begin THE INPUT

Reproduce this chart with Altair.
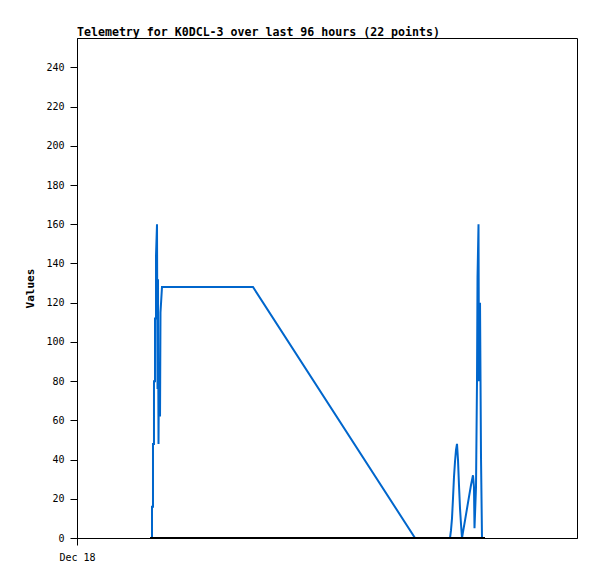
import altair as alt
import pandas as pd

# hours since start (Dec 18) and values
hours = [14.30, 14.40, 14.40, 14.59, 14.59, 14.78, 14.78, 14.98, 14.98, 15.17, 15.17, 15.36,
         15.46, 15.55, 15.65, 15.74, 15.94, 16.03, 16.32, 33.79, 64.90,
         71.62, 71.81, 72.00, 72.19, 72.38, 72.58, 72.77, 72.96, 73.15, 73.34, 73.54, 73.73, 73.92,
         74.11, 74.50, 74.88, 75.26, 75.65, 76.03, 76.22, 76.32, 76.61, 76.80, 76.90, 77.09,
         77.18, 77.38, 77.57, 77.76]
values = [0, 0, 16, 16, 48, 48, 80, 80, 112, 112, 144, 160,
          76, 132, 48, 88, 62, 115, 128, 128, 0,
          0, 4, 10, 20, 31, 39, 45, 48, 40, 27, 15, 7, 0,
          3, 9, 15, 21, 27, 32, 26, 5, 26, 80, 133, 160,
          80, 120, 41, 0]

zero_hours = [14.02, 78.34]
zero_values = [0, 0]

df = pd.DataFrame({"h": hours, "v": values, "i": list(range(len(hours)))})
dz = pd.DataFrame({"h": zero_hours, "v": zero_values})

FONT = "DejaVu Sans Mono"

x = alt.X("h:Q", scale=alt.Scale(domain=[0, 96], nice=False, zero=False),
          axis=alt.Axis(values=[0], labelExpr="'Dec 18'", title=None, grid=False,
                        tickSize=7, labelFont=FONT, labelFontSize=10, labelColor="black",
                        labelFlush=False, labelAlign="center",
                        domainColor="black", tickColor="black", labelPadding=7))
y = alt.Y("v:Q", scale=alt.Scale(domain=[0, 255], nice=False),
          axis=alt.Axis(values=list(range(0, 241, 20)), title="Values", grid=False,
                        tickSize=7, labelFont=FONT, labelFontSize=10, labelColor="black",
                        titleFont=FONT, titleFontSize=11, titleFontWeight="bold",
                        titleColor="black", titlePadding=10,
                        domainColor="black", tickColor="black", labelPadding=6))

blue = alt.Chart(df).mark_line(color="#0066cc", strokeWidth=2, interpolate="linear").encode(
    x=x, y=y, order="i:Q")
black = alt.Chart(dz).mark_line(color="black", strokeWidth=2).encode(x="h:Q", y="v:Q")

chart = (blue + black).properties(
    width=500, height=500,
    background="white",
    title=alt.TitleParams("Telemetry for K0DCL-3 over last 96 hours (22 points)",
                          anchor="start", frame="group", font=FONT, fontSize=11.6,
                          fontWeight="bold", color="black", offset=-1),
    autosize=alt.AutoSizeParams(type="none"),
    padding={"left": 69, "top": 30, "right": 12, "bottom": 30},
).configure_view(stroke="black", strokeWidth=1)

chart.save("out.html", embed_options={"renderer": "svg", "actions": False})
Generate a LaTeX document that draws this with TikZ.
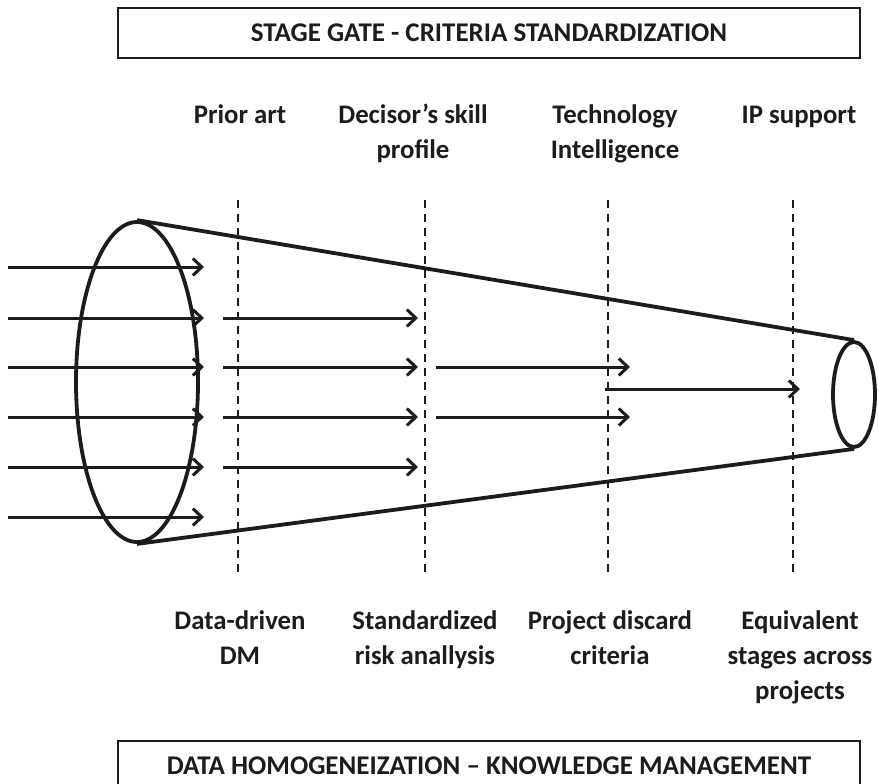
\documentclass[tikz,border=0pt]{standalone}
\usepackage{fontspec}
\setmainfont{Carlito}
\usetikzlibrary{arrows.meta,shapes.geometric}
\definecolor{ink}{HTML}{1C1C1C}
\begin{document}
\begin{tikzpicture}[x=1pt,y=-1pt, color=ink,
  lbl/.style={font=\fontsize{26.8}{35}\selectfont\bfseries, align=center, inner sep=0pt, anchor=north},
  banner/.style={draw, line width=2.2pt, minimum width=742pt, minimum height=50pt,
    font=\fontsize{27}{30}\selectfont\bfseries, inner sep=0pt},
  gate/.style={line width=1.6pt, dash pattern=on 8pt off 6pt},
  shell/.style={line width=3.8pt},
  flow/.style={line width=3pt, -{Straight Barb[length=9pt,width=17pt,line width=3pt]}}]
\useasboundingbox (0,0) rectangle (879,784);

% headers and footers
\node[banner] (top) at (489,33) {STAGE GATE - CRITERIA STANDARDIZATION};
\node[banner] (bot) at (489,766) {DATA HOMOGENEIZATION -- KNOWLEDGE MANAGEMENT};

\node[lbl] (g1) at (240,104) {Prior art};
\node[lbl] (g2) at (413,104) {Decisor’s skill\\profile};
\node[lbl] (g3) at (615,104) {Technology\\Intelligence};
\node[lbl] (g4) at (799,106) {IP support};

\node[lbl] (b1) at (240,610) {Data-driven\\DM};
\node[lbl] (b2) at (425,610) {Standardized\\risk anallysis};
\node[lbl] (b3) at (610,610) {Project discard\\criteria};
\node[lbl] (b4) at (800,610) {Equivalent\\stages across\\projects};

% stage gates
\foreach \x/\n in {238/1,425/2,608/3,793/4}{
  \coordinate (gt\n) at (\x,200);
  \coordinate (gb\n) at (\x,576);
  \draw[gate] (gt\n) -- (gb\n);
}

% funnel
\node[shell, draw, ellipse, minimum width=122pt, minimum height=320pt, inner sep=0pt] (big) at (137,382) {};
\node[shell, draw, ellipse, minimum width=42pt, minimum height=105pt, inner sep=0pt] (small) at (854,394.5) {};
\draw[shell] (big.north) -- (small.north);
\draw[shell] (big.south) -- (small.south);

% incoming ideas
\foreach \y/\n in {267/1,318/2,367/3,417/4,467/5,517/6}{
  \coordinate (a\n) at (8,\y);
  \coordinate (e\n) at (204,\y);
  \draw[flow] (a\n) -- (e\n);
}
% after first gate
\foreach \y/\n in {318/2,367/3,417/4,467/5}{
  \coordinate (p\n) at (223,\y);
  \coordinate (q\n) at (418,\y);
  \draw[flow] (p\n) -- (q\n);
}
% after second gate
\foreach \y/\n in {367/3,417/4}{
  \coordinate (r\n) at (436,\y);
  \coordinate (s\n) at (630,\y);
  \draw[flow] (r\n) -- (s\n);
}
% after third gate
\coordinate (t1) at (605,389);
\coordinate (u1) at (800,389);
\draw[flow] (t1) -- (u1);
\end{tikzpicture}
\end{document}
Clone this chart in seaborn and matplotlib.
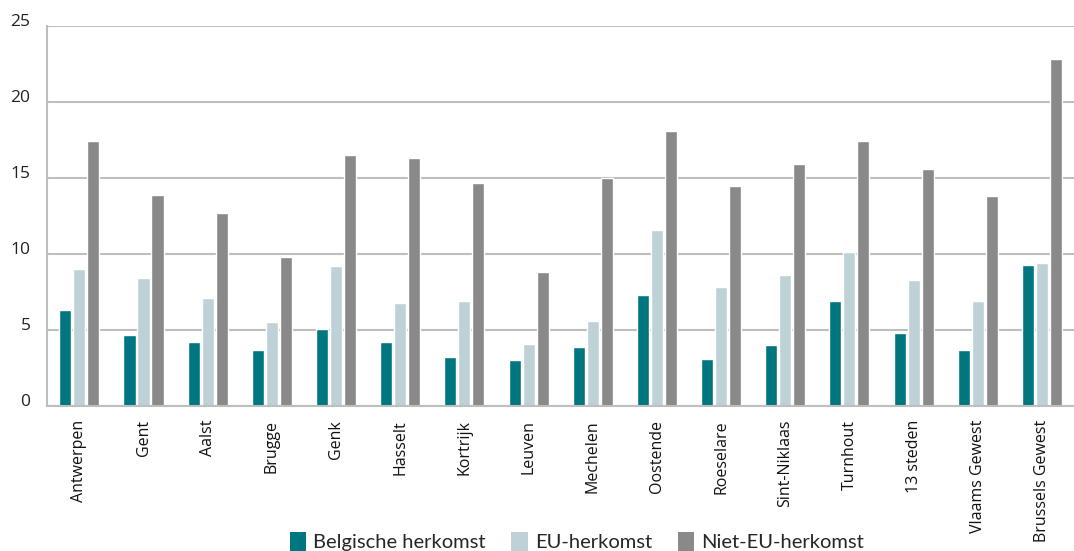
import numpy as np
import pandas as pd
import seaborn as sns
import matplotlib.pyplot as plt
from matplotlib.patches import Patch

categories = ["Antwerpen", "Gent", "Aalst", "Brugge", "Genk", "Hasselt", "Kortrijk",
              "Leuven", "Mechelen", "Oostende", "Roeselare", "Sint-Niklaas", "Turnhout",
              "13 steden", "Vlaams Gewest", "Brussels Gewest"]
belgische = [6.3, 4.7, 4.2, 3.7, 5.1, 4.2, 3.2, 3.0, 3.9, 7.3, 3.1, 4.0, 6.9, 4.8, 3.7, 9.3]
eu = [9.0, 8.4, 7.1, 5.5, 9.2, 6.8, 6.9, 4.1, 5.6, 11.6, 7.8, 8.6, 10.1, 8.3, 6.9, 9.4]
niet_eu = [17.4, 13.9, 12.7, 9.8, 16.5, 16.3, 14.7, 8.8, 15.0, 18.1, 14.5, 15.9, 17.4, 15.6, 13.8, 22.8]
series_names = ["Belgische herkomst", "EU-herkomst", "Niet-EU-herkomst"]
colors = ["#007680", "#BED1D6", "#898989"]
yticks = [0, 5, 10, 15, 20, 25]

df = pd.DataFrame({
    "stad": categories * 3,
    "waarde": belgische + eu + niet_eu,
    "groep": [series_names[0]] * 16 + [series_names[1]] * 16 + [series_names[2]] * 16,
})

sns.set_theme(style="white")
plt.rcParams['font.family'] = ['Open Sans', 'DejaVu Sans']

fig = plt.figure(figsize=(10.74, 5.51), dpi=100)
ax = fig.add_axes([0.044, 0.263, 0.956, 0.69])

sns.barplot(data=df, x="stad", y="waarde", hue="groep", hue_order=series_names,
            palette=colors, width=0.655, gap=0.14, dodge=True, ax=ax,
            saturation=1, legend=False, errorbar=None)

ax.set_ylim(0, 25)
ax.set_xlim(-0.5, 15.5)
ax.set_yticks(yticks)
ax.set_yticklabels([str(v) for v in yticks], fontsize=12.5, color="#222222",
                   family=['Open Sans', 'DejaVu Sans'], va='baseline')
ax.yaxis.grid(True, color="#BEBEBE", linewidth=1.5)
ax.set_axisbelow(True)
ax.set_xlabel("")
ax.set_ylabel("")
ax.tick_params(axis='y', length=0, pad=12)
ax.tick_params(axis='x', which='major', length=0, pad=10)
ax.set_xticks(range(len(categories)))
ax.set_xticklabels(categories, rotation=90, fontsize=11.5, color="#111111")
ax.set_xticks(np.arange(0.5, 15.5, 1.0), minor=True)
ax.tick_params(axis='x', which='minor', direction='in', length=8, width=1.5, color="#BEBEBE")

for s in ["top", "right"]:
    ax.spines[s].set_visible(False)
for s in ["left", "bottom"]:
    ax.spines[s].set_visible(True)
    ax.spines[s].set_color("#BEBEBE")
    ax.spines[s].set_linewidth(1.5)

handles = [Patch(facecolor=c, edgecolor='none') for c in colors]
fig.legend(handles, series_names, loc='lower center', bbox_to_anchor=(0.537, -0.033),
           ncol=3, frameon=False, handlelength=0.8, handleheight=1.05,
           handletextpad=0.35, columnspacing=1.3, prop={'family': 'Lato', 'size': 14.5})

fig.savefig("out.png", dpi=100)
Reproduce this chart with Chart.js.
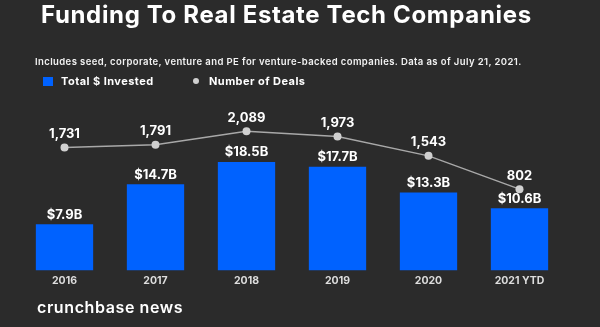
<!DOCTYPE html>
<html>
<head>
<meta charset="utf-8">
<script src="https://cdn.jsdelivr.net/npm/chart.js@4/dist/chart.umd.min.js"></script>
<style>
    html, body { margin: 0; padding: 0; background: #2b2b2b; }
    #wrap { position: relative; width: 600px; height: 327px; overflow: hidden; background: #2b2b2b; font-family: Inter, 'Noto Sans', sans-serif; color: #fff; }
    #chart { position: absolute; left: 0; top: 0; }
    .title { position: absolute; left: 41px; top: 0px; font-size: 24px; font-weight: 700; line-height: 30px; white-space: nowrap; letter-spacing: 0.65px; }
    .subtitle { position: absolute; left: 35px; top: 55px; font-size: 9.5px; font-weight: 600; line-height: 13px; white-space: nowrap; letter-spacing: 0.4px; color: #f2f2f2; }
    .legend { position: absolute; top: 74px; left: 43px; font-size: 11px; font-weight: 700; line-height: 14px; white-space: nowrap; letter-spacing: 0.45px; }
    .legend span { position: absolute; top: 0; }
    .swatch { position: absolute; left: 0; top: 3px; width: 10px; height: 9px; background: #0062ff; }
    .dot { position: absolute; left: 150px; top: 4px; width: 6px; height: 6px; border-radius: 50%; background: #d0d0d0; }
    .footer { position: absolute; left: 37px; top: 297px; font-size: 16px; font-weight: 600; line-height: 20px; white-space: nowrap; letter-spacing: 0.6px; }
</style>
</head>
<body>
<div id="wrap">
    <canvas id="chart" width="600" height="327"></canvas>
    <div class="title">Funding To Real Estate Tech Companies</div>
    <div class="subtitle">Includes seed, corporate, venture and PE for venture-backed companies. Data as of July 21, 2021.</div>
    <div class="legend">
        <div class="swatch"></div><span style="left:18px">Total $ Invested</span>
        <div class="dot"></div><span style="left:166px">Number of Deals</span>
    </div>
    <div class="footer">crunchbase news</div>
</div>
<script>
// years on the x axis
const years = ['2016', '2017', '2018', '2019', '2020', '2021 YTD'];
// total $ invested, billions
const invested = [7.9, 14.7, 18.5, 17.7, 13.3, 10.6];
// number of deals
const deals = [1731, 1791, 2089, 1973, 1543, 802];

// value labels above bars and points
const valueLabels = {
    id: 'valueLabels',
    afterDatasetsDraw(chart) {
        const ctx = chart.ctx;
        ctx.save();
        ctx.fillStyle = '#ffffff';
        ctx.textAlign = 'center';
        ctx.textBaseline = 'bottom';
        ctx.font = '700 13px Inter, sans-serif';
        // dataset 0 = line, dataset 1 = bars
        chart.getDatasetMeta(1).data.forEach((bar, i) => {
            ctx.fillText('$' + invested[i].toFixed(1) + 'B', bar.x, bar.y - 3);
        });
        chart.getDatasetMeta(0).data.forEach((pt, i) => {
            ctx.fillText(deals[i].toLocaleString('en-US'), pt.x, pt.y - 7);
        });
        ctx.restore();
    }
};

new Chart(document.getElementById('chart'), {
    data: {
        labels: years,
        datasets: [
            {
                type: 'line',
                label: 'Number of Deals',
                data: deals,
                yAxisID: 'y1',
                borderColor: '#a8a8a8',
                borderWidth: 1.5,
                pointRadius: 4,
                pointBackgroundColor: '#d0d0d0',
                pointBorderColor: '#d0d0d0',
                pointBorderWidth: 0,
                tension: 0,
                order: 0
            },
            {
                type: 'bar',
                label: 'Total $ Invested',
                data: invested,
                yAxisID: 'y',
                backgroundColor: '#0062ff',
                categoryPercentage: 1,
                barPercentage: 0.63,
                order: 1
            }
        ]
    },
    options: {
        responsive: false,
        animation: false,
        layout: { padding: { top: 100, left: 19, right: 35, bottom: 36 } },
        plugins: {
            legend: { display: false },
            tooltip: { enabled: false }
        },
        scales: {
            x: {
                grid: { display: false, drawTicks: false },
                border: { display: false },
                ticks: { color: '#dddddd', font: { family: 'Inter', size: 10.5, weight: '700' }, padding: 4 }
            },
            y: { display: false, min: 0, max: 29.1 },
            y1: { display: false, min: -1008, max: 2787 }
        }
    },
    plugins: [valueLabels]
});
</script>
</body>
</html>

end THE INPUT

* **TASK INSTRUCTIONS**
Omitting all pictures, restate exactly the lines of the material from its start through the line that contains "80, 120, 41, 0]".

* **RESPONSE BELOW**
Reproduce this chart with Altair.
import altair as alt
import pandas as pd

# hours since start (Dec 18) and values
hours = [14.30, 14.40, 14.40, 14.59, 14.59, 14.78, 14.78, 14.98, 14.98, 15.17, 15.17, 15.36,
         15.46, 15.55, 15.65, 15.74, 15.94, 16.03, 16.32, 33.79, 64.90,
         71.62, 71.81, 72.00, 72.19, 72.38, 72.58, 72.77, 72.96, 73.15, 73.34, 73.54, 73.73, 73.92,
         74.11, 74.50, 74.88, 75.26, 75.65, 76.03, 76.22, 76.32, 76.61, 76.80, 76.90, 77.09,
         77.18, 77.38, 77.57, 77.76]
values = [0, 0, 16, 16, 48, 48, 80, 80, 112, 112, 144, 160,
          76, 132, 48, 88, 62, 115, 128, 128, 0,
          0, 4, 10, 20, 31, 39, 45, 48, 40, 27, 15, 7, 0,
          3, 9, 15, 21, 27, 32, 26, 5, 26, 80, 133, 160,
          80, 120, 41, 0]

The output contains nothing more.